Materials provided -

--------------------------------------------------

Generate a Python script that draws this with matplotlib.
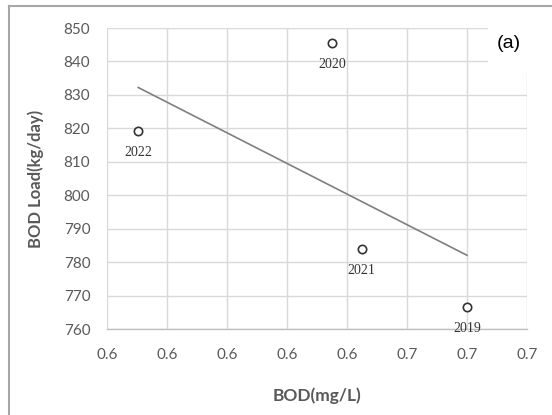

--------------------------------------------------

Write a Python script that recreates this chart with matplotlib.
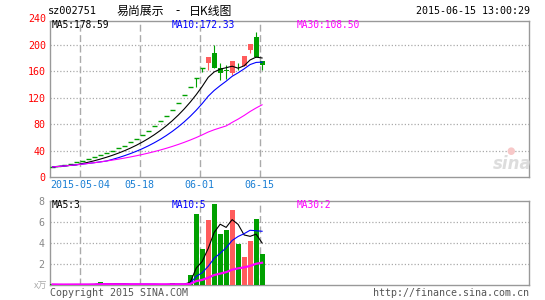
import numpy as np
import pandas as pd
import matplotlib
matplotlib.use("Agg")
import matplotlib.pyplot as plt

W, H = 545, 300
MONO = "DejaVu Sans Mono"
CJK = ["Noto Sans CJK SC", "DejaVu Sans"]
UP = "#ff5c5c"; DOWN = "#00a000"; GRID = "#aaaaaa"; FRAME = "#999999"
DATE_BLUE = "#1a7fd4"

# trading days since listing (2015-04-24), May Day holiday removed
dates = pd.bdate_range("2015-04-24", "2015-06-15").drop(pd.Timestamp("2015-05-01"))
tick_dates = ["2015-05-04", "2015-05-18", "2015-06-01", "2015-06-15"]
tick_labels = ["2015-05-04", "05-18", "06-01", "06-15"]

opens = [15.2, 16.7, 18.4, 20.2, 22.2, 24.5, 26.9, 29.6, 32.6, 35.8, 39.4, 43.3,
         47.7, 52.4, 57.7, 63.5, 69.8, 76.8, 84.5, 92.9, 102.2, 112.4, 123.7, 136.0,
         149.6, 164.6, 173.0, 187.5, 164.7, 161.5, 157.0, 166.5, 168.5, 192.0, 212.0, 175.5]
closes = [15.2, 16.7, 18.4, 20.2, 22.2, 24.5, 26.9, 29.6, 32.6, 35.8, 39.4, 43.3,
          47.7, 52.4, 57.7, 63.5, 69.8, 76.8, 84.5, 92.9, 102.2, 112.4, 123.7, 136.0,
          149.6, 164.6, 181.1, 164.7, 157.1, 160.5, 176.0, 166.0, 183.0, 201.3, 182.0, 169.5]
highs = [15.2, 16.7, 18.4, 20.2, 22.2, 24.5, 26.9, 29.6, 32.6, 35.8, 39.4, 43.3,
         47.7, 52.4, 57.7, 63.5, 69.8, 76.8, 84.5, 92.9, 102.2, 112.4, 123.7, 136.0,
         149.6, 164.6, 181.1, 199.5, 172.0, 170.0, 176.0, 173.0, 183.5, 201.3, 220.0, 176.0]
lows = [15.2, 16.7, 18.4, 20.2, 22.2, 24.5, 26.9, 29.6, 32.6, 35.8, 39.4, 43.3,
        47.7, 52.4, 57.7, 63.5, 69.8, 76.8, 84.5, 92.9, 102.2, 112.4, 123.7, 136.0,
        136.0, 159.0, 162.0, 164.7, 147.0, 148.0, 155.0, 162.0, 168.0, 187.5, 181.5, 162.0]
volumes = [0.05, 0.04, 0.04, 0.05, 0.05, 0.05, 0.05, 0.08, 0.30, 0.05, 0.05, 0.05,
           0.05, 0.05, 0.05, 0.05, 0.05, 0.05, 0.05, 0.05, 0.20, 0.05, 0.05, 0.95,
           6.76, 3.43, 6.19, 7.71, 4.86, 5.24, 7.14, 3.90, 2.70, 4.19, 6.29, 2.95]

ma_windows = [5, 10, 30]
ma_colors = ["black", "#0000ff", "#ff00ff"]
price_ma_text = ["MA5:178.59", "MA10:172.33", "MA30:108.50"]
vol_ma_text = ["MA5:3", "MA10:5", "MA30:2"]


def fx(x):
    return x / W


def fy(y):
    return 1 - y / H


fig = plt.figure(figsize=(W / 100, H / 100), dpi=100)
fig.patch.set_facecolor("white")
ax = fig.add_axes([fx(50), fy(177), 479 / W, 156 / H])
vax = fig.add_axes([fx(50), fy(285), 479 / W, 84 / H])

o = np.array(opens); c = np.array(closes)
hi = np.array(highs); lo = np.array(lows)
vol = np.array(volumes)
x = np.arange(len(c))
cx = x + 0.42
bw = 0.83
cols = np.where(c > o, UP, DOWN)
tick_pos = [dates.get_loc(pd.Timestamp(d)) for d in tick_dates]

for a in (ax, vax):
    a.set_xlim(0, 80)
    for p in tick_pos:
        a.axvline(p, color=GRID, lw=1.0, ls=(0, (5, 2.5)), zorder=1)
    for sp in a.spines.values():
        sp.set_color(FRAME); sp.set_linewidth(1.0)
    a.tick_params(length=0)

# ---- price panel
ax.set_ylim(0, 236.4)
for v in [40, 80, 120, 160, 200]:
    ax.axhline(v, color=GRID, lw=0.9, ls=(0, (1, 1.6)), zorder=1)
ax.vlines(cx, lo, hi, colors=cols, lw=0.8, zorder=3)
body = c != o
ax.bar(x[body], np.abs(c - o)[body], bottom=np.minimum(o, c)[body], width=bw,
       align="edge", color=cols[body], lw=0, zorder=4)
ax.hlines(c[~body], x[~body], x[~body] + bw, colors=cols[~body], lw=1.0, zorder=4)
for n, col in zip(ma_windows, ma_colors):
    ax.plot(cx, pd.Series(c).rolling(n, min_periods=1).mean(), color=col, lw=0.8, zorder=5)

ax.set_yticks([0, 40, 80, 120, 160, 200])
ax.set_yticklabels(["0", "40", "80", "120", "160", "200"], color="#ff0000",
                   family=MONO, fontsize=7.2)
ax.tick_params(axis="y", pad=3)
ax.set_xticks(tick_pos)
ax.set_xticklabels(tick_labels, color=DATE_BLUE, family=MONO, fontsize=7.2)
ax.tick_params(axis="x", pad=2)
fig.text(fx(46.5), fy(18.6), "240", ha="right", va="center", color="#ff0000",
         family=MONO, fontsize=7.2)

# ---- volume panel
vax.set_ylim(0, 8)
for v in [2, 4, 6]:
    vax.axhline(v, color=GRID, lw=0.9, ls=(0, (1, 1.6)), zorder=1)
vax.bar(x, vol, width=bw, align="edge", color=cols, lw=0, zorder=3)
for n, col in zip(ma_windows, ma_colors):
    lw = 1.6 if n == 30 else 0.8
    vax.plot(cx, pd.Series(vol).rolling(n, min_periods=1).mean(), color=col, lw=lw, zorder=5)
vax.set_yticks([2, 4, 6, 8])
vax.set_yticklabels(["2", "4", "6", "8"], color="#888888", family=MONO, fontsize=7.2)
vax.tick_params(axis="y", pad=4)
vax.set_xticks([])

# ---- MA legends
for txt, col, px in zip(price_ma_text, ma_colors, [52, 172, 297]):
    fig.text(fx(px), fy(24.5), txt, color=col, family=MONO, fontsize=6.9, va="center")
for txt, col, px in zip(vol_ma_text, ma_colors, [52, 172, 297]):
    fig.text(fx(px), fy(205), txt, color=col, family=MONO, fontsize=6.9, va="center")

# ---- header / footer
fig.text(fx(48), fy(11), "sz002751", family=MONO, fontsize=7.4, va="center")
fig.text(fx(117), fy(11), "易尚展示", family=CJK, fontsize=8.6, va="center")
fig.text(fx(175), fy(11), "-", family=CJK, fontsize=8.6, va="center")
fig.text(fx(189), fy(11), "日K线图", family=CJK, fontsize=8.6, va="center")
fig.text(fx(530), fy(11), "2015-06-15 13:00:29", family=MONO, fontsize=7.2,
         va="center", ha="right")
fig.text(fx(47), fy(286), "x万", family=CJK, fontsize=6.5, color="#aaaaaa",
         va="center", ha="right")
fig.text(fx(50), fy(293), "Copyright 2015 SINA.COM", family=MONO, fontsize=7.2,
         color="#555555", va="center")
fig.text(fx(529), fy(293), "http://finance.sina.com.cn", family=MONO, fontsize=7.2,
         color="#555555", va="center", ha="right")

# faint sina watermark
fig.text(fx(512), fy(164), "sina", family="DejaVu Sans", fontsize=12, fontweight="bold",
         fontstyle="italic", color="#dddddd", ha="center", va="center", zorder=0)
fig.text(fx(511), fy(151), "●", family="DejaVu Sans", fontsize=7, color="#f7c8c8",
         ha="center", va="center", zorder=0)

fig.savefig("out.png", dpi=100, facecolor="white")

--------------------------------------------------

Exercise requirements - Copy out every line of the listing that contains the string "this".

Answer in full -
Generate a Python script that draws this with matplotlib.
Write a Python script that recreates this chart with matplotlib.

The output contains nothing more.